The Federation of Citizens Association, in a celebration of its 90-year service to the District, honored fellow community foot soldiers at its annual anniversary banquet May 17. Presenting awards to D.C. citizens for individual effectiveness in the community, organizational efforts to improve the District and the length and breadth of service to the community, the Federation gave recognition to the importance of community service and commitment to the District.
This year’s award honorees included Dennis Bass for "Courageous Community Service," Dorothy Miller and Maria Tyler for "Sustained Community Service," The D.C. Heritage Tourism Coalition for "Contributions to Keeping Washington’s Heritage Fresh and Enhancing the District’s Economic Well-being."

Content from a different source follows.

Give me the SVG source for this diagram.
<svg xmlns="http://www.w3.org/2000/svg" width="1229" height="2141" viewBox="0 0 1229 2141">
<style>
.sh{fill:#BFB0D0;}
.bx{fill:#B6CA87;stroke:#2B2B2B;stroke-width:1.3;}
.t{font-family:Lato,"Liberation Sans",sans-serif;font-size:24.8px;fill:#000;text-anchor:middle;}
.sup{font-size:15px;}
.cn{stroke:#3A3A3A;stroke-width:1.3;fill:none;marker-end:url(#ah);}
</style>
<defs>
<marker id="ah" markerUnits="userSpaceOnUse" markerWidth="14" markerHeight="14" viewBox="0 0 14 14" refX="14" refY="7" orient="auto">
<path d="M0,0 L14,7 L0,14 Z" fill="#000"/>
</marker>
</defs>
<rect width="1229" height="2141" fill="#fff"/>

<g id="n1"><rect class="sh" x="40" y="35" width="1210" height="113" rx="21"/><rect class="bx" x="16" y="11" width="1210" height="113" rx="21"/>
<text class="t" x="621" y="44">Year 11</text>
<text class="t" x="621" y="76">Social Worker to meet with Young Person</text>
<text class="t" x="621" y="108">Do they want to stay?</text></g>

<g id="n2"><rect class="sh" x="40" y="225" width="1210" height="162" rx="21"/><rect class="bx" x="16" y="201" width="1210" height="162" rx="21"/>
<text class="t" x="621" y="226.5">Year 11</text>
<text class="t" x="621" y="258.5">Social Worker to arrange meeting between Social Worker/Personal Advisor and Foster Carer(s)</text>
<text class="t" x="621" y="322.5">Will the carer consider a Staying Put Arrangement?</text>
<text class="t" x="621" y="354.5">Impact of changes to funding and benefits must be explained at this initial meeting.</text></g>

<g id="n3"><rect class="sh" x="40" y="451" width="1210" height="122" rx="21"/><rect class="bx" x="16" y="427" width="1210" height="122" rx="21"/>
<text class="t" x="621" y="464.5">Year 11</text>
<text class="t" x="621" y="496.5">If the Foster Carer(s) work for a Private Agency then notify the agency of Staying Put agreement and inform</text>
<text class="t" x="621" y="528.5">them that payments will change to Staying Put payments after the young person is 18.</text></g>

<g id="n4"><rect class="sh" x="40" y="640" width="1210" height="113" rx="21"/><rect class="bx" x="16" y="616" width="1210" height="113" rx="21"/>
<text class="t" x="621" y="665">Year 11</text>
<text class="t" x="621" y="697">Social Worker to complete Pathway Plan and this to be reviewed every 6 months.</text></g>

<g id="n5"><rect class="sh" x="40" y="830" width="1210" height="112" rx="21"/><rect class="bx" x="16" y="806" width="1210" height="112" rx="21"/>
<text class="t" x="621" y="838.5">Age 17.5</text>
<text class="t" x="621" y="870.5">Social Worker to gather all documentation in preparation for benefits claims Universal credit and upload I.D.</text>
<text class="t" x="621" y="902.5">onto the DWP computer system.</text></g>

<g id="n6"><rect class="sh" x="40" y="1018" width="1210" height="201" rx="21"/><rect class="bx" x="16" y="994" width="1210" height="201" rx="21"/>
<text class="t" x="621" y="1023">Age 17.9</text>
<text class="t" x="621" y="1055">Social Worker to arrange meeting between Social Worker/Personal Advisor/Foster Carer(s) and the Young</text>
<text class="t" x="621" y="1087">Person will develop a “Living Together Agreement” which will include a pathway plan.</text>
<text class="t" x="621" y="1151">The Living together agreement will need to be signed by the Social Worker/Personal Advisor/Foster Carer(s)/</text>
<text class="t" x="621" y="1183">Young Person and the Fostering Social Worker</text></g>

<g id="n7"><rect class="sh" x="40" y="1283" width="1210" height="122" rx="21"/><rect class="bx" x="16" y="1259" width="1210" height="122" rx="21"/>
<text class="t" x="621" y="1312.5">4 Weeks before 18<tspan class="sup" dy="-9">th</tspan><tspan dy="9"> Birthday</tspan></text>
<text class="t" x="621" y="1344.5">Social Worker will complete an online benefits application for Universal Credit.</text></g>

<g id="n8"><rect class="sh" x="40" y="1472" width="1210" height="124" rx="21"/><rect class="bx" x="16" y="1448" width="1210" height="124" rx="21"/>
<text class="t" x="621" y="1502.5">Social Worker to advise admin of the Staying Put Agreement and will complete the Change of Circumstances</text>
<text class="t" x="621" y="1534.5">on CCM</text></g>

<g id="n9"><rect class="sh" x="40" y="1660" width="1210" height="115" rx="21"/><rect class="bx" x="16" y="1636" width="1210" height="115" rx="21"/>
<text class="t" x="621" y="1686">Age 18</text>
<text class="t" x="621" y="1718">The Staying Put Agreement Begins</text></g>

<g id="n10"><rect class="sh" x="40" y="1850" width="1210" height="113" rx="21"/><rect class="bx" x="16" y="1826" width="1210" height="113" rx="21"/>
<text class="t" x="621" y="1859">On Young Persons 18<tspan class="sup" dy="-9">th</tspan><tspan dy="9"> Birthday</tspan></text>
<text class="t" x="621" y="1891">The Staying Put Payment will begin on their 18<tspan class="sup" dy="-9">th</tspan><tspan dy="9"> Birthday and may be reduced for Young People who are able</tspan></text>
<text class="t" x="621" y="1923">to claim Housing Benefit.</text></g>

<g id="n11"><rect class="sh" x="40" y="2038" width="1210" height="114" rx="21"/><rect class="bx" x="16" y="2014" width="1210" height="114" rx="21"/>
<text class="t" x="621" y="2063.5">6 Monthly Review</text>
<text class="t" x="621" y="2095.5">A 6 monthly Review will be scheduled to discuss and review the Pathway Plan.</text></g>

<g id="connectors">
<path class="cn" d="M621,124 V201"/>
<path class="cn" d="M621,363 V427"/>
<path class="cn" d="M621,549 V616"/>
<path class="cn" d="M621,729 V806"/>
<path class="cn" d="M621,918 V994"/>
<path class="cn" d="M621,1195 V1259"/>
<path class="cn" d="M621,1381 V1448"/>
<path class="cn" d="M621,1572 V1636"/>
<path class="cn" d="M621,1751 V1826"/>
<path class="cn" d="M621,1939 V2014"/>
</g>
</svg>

Mayor Anthony A. Williams was also honored for his "courage under fire" – a recognition Gwynne says is not regretted. "The bottom line is that we were citing him for the reform administration." Gwynne said the mayor’s ideas for improving the District’s quality of life, neighborhoods and zoning enforcement were "right on the money."
The Federation of Civic Associations will celebrate its 80th anniversary in 2001.
Individual associations joined in the civic and citizens federations can be found immersed in any number of community programs including youth retreats, revitalization of dilapidated homes especially those for fixed income families and senior citizens, educational classes, neighborhood beautification and cleanup, and neighborhood watch groups.
Woodridge Civic Association president Anthony Hood said the federations are about improving the quality of District life by "getting people together to get things done." And they have been getting things done for almost a century, receiving recognition where it counts — in the neighborhoods across the city that they strive to make better.